James Lampinen, professor of psychology from the University of Arkansas, explains that déjà vu is a global phenomenon that makes us believe that we relive something that is actually happening for the first time. This experience can trigger confusion and anxiety and is often accompanied by a sense of removal from reality.
Sigmund Freud, the “father of psychoanalysis”, argued that déjà vu is the result of an unconscious fantasy that comes to the surface. The content of such fantasies is not perceived at the logic level, but the feeling of familiarity manages to “leak” into the conscious mind.

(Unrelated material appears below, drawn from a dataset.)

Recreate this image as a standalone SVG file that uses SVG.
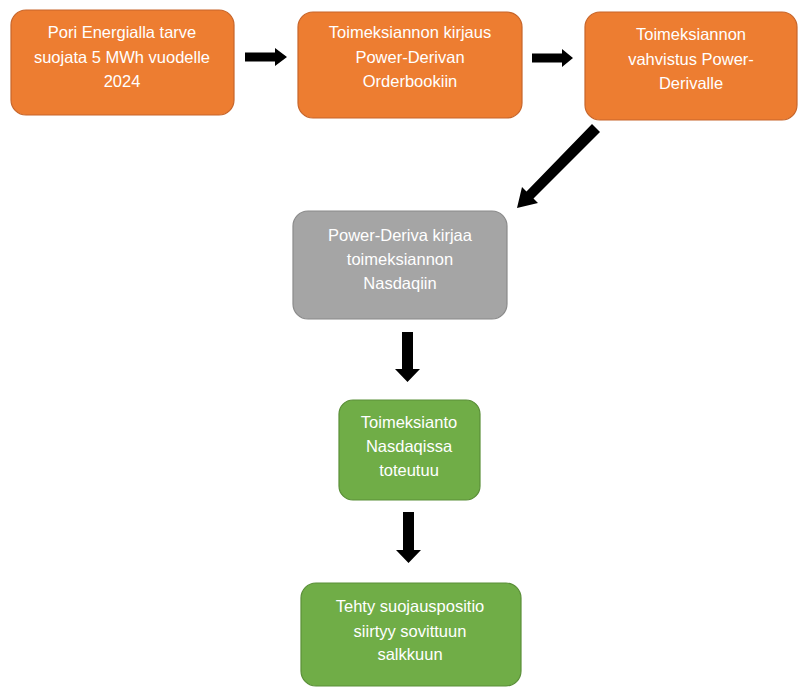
<svg xmlns="http://www.w3.org/2000/svg" width="799" height="687" viewBox="0 0 799 687">
<style>
.box{stroke-width:1.2}
.or{fill:#ED7D31;stroke:#C7652A}
.gr{fill:#A5A5A5;stroke:#8A8A8A}
.gn{fill:#70AD47;stroke:#5A8F38}
.t{font-family:"Liberation Sans",Arial,sans-serif;font-size:16.5px;fill:#FFFFFF;text-anchor:middle}
.arr{fill:#000000}
</style>
<rect width="799" height="687" fill="#FFFFFF"/>
<g id="connectors">
<polygon class="arr" points="245,52.5 275,52.5 275,48 287,57 275,66 275,61.5 245,61.5"/>
<polygon class="arr" points="532,53.5 562,53.5 562,49 573,58 562,67 562,62.5 532,62.5"/>
<polygon class="arr" points="592,124 600,132 533.5,198.5 538,203 517,208 522,187 526.5,191.5"/>
<polygon class="arr" points="402,332 413,332 413,369 420,369 407.5,382 395,369 402,369"/>
<polygon class="arr" points="403,512 414,512 414,550 421,550 408.5,563 396,550 403,550"/>
</g>
<g id="n1">
<rect class="box or" x="11" y="10" width="223" height="105" rx="15"/>
<text class="t" x="122" y="38">Pori Energialla tarve</text>
<text class="t" x="122" y="62.5">suojata 5 MWh vuodelle</text>
<text class="t" x="122" y="87">2024</text>
</g>
<g id="n2">
<rect class="box or" x="298" y="12" width="224" height="106" rx="15"/>
<text class="t" x="410" y="38">Toimeksiannon kirjaus</text>
<text class="t" x="410" y="62.5">Power-Derivan</text>
<text class="t" x="410" y="87">Orderbookiin</text>
</g>
<g id="n3">
<rect class="box or" x="585" y="12" width="212" height="108" rx="15"/>
<text class="t" x="691" y="40">Toimeksiannon</text>
<text class="t" x="691" y="64.5">vahvistus Power-</text>
<text class="t" x="691" y="88.5">Derivalle</text>
</g>
<g id="n4">
<rect class="box gr" x="293" y="211" width="214" height="108" rx="15"/>
<text class="t" x="400" y="241">Power-Deriva kirjaa</text>
<text class="t" x="400" y="265">toimeksiannon</text>
<text class="t" x="400" y="288.5">Nasdaqiin</text>
</g>
<g id="n5">
<rect class="box gn" x="339" y="400" width="141" height="100" rx="14"/>
<text class="t" x="409" y="428">Toimeksianto</text>
<text class="t" x="409" y="452">Nasdaqissa</text>
<text class="t" x="409" y="475.5">toteutuu</text>
</g>
<g id="n6">
<rect class="box gn" x="301" y="583" width="220" height="103" rx="15"/>
<text class="t" x="410" y="612">Tehty suojauspositio</text>
<text class="t" x="410" y="636.5">siirtyy sovittuun</text>
<text class="t" x="410" y="660">salkkuun</text>
</g>
</svg>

Recent data suggest that déjà vu may be explained by the mechanisms of information processing in the brain. Hermon Sno, a dutch expert on the subject with extensive experience in research, argues that memories are stored in the form of images. So when a scene that unfolds in the present corresponds to a fuzzy recollection, we come to believe that these two events coincide. It’s like recognizing a familiar face from a blurry photo.
Another theory suggests that déjà vu occurs when an event resembles another that we faced with in the past or many similar events in the past.
A deeper understanding of the phenomenon has concerned also neuroscientists. They believe that certain areas of the brain regulate the memories and the feeling of familiarity. When these areas work simultaneously, it results in the phenomenon of déjà vu.
Despite the extensive research on déjà vu that has taken place, the root causes of this mysterious phenomenon remain unknown.